Cela ne pourrait d’ailleurs guère aller plus loin parce que la situation financière des bailleurs sociaux s’est fragilisée. Les effets de la RLS[1] adoptée en 2018 n’ont pas été immédiatement visibles en termes de budget, les bailleurs les ayant partiellement compensé via notamment la vente HLM, mais à cela se sont ajoutés l'inflation des prix du foncier et des coûts de construction, sans oublier que le taux du livret A [qui détermine le taux des prêts accordés au logement social] été multiplié par 6 en 18 mois. La Caisse des dépôts est le financeur « naturel » et historique du secteur HLM, nous accompagnons également les bailleurs sociaux à titre complémentaire. En 2023, nous voyons très clairement les résultats comptables des bailleurs sociaux se contracter. Nous avons d’ailleurs été deux fois moins sollicités pour des financements. Et les bailleurs sont confrontés à des arbitrages difficiles entre développement et réhabilitation pour se conformer à la loi climat et résilience.
Les solutions ne sont-elles pas à rechercher à l'échelle de la filière ?
LL. Nous en sommes convaincus. Si notre portefeuille est sain, c’est parce que, depuis 15 ans [lancement de l’activité institutionnelle], nous nous sommes donné les moyens de comprendre le fonctionnement de la filière. Nous intervenons sur toute la chaîne de valeur, de la maîtrise foncière à l’investissement. Cela nous permet d’avoir une vision globale, intégrant l’ensemble des acteurs, et une connaissance fine de chaque opération, de son contexte, du marché, du soutien de la collectivité – un critère majeur à nos yeux – de ses évolutions. Cela sécurise nos engagements et c'est pour cela que nous n'avons pas jugé utile de durcir nos conditions de financement, malgré le contexte actuel.

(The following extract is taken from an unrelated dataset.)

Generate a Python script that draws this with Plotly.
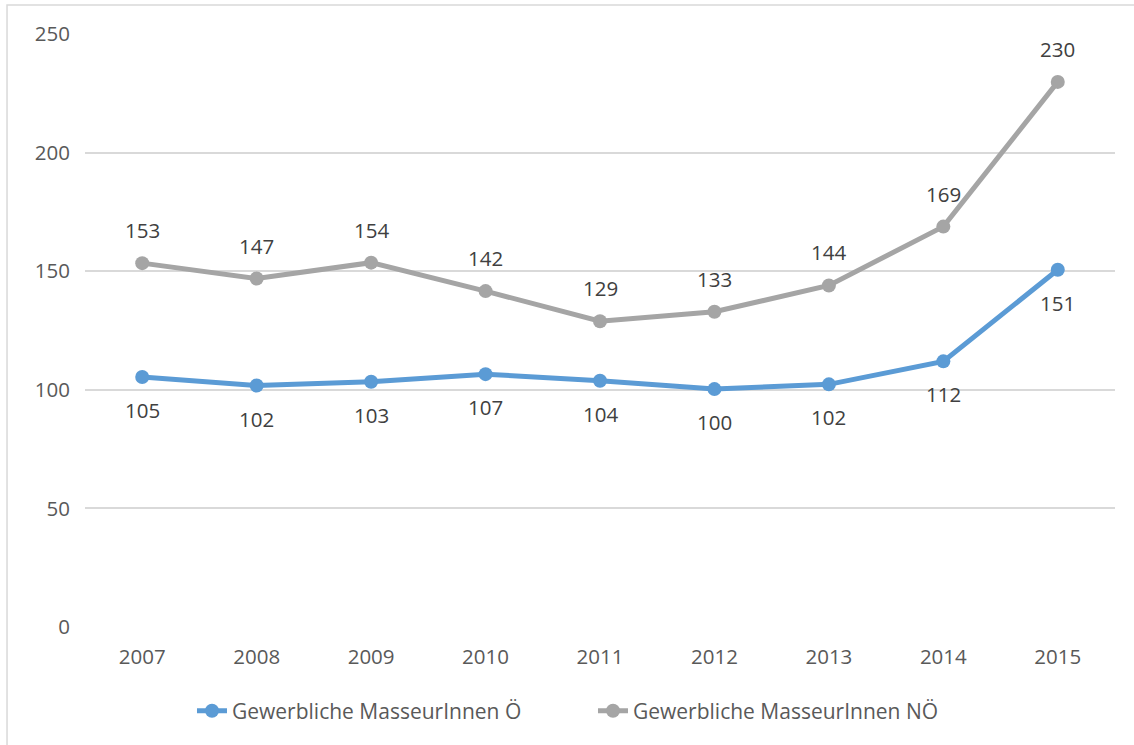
import plotly.graph_objects as go

years = ["2007", "2008", "2009", "2010", "2011", "2012", "2013", "2014", "2015"]
oe = [105.4, 101.8, 103.4, 106.6, 103.8, 100.3, 102.3, 112.0, 150.6]
noe = [153.4, 146.9, 153.6, 141.6, 128.9, 132.9, 144.0, 168.8, 229.8]
oe_labels = ["105", "102", "103", "107", "104", "100", "102", "112", "151"]
noe_labels = ["153", "147", "154", "142", "129", "133", "144", "169", "230"]
name_oe = "Gewerbliche MasseurInnen Ö"
name_noe = "Gewerbliche MasseurInnen NÖ"

BLUE = "#5B9BD5"
GRAY = "#A5A5A5"
FONT = "Open Sans, Liberation Sans, sans-serif"
FS = 20.5

fig = go.Figure()
fig.add_trace(go.Scatter(x=years, y=oe, name=name_oe, mode="lines+markers",
                         line=dict(color=BLUE, width=5), marker=dict(size=14, color=BLUE)))
fig.add_trace(go.Scatter(x=years, y=noe, name=name_noe, mode="lines+markers",
                         line=dict(color=GRAY, width=5), marker=dict(size=14, color=GRAY)))

annotations = []
for i, (y, t) in enumerate(zip(oe, oe_labels)):
    annotations.append(dict(x=i, y=y, xref="x", yref="y", text=t, showarrow=False, yshift=-33,
                            font=dict(size=FS, color="#404040", family=FONT)))
for i, (y, t) in enumerate(zip(noe, noe_labels)):
    annotations.append(dict(x=i, y=y, xref="x", yref="y", text=t, showarrow=False, yshift=33,
                            font=dict(size=FS, color="#404040", family=FONT)))

fig.update_layout(
    width=1134, height=745,
    margin=dict(l=85, r=19, t=34, b=118),
    paper_bgcolor="white", plot_bgcolor="white",
    font=dict(family=FONT, size=FS, color="#595959"),
    xaxis=dict(type="category", range=[-0.5, 8.5], showgrid=False, zeroline=False,
               showline=False, ticks="", ticklabelstandoff=15,
               tickfont=dict(size=FS, color="#595959")),
    yaxis=dict(range=[0, 250], tickvals=[0, 50, 100, 150, 200, 250], showgrid=True,
               gridcolor="#D9D9D9", gridwidth=1.5, zeroline=False, showline=False,
               ticks="", ticklabelstandoff=14, tickfont=dict(size=FS, color="#595959")),
    legend=dict(orientation="h", x=0.4932, xanchor="center", y=-0.1417, yanchor="middle",
                font=dict(size=21, color="#595959"), entrywidth=356, entrywidthmode="pixels",
                traceorder="normal"),
    annotations=annotations,
    shapes=[dict(type="rect", xref="paper", yref="paper", x0=-0.0757, x1=1.1,
                 y0=-0.3, y1=1.0489, line=dict(color="#D9D9D9", width=1.5),
                 fillcolor="rgba(0,0,0,0)", layer="below")],
)

fig.write_html("out.html", config={"displayModeBar": False},
               post_script="document.body.style.margin='0';")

Quels genres de solutions proposez-vous ?
LL. Par exemple, nous essayons de susciter des partenariats en faisant se rencontrer des acteurs qui ne le feraient pas forcément de manière spontanée. Nous avons été précurseurs dans ce domaine en créant il y a 10 ans le Speed Dating de l’immobilier. Pour aller plus loin dans cette logique de décloisonnement, sachant que les frontières entre les métiers sont de plus en plus floues, nous avons structuré notre organisation interne en regroupant nos métiers immobiliers à l’échelle du Groupe Crédit Mutuel Arkéa. Nous appelons cela « La Filière immobilière» et pour nous c’est une manière naturelle de travailler, parce que nous tenons à conserver une structure à taille humaine, qui permet de se parler. Par exemple, cela nous rend assez compétent pour financer les opérations en co-promotion publique-privée.
AD. Il faut rappeler que le Crédit Mutuel Arkéa est une entreprise à mission et est à ce titre impliqué dans la transition environnementale. Nous avons créé chez Arkéa Banque EI la gamme Impulse, qui octroie une baisse de marge sur le financement des opérations qui vont au-delà des exigences de la RE 2020 : actuellement cela concerne celles qui atteignent les seuils 2025. Au quatrième trimestre 2023, cela correspondait à 15 % de notre production de crédits.
LL. Et les bailleurs sociaux peuvent également obtenir une bonification sur le financement de travaux de rénovation permettant d’atteindre l’étiquette A, B ou C du diagnostic de performance énergétique ou une économie de 30 % de la consommation d’énergie primaire après projet.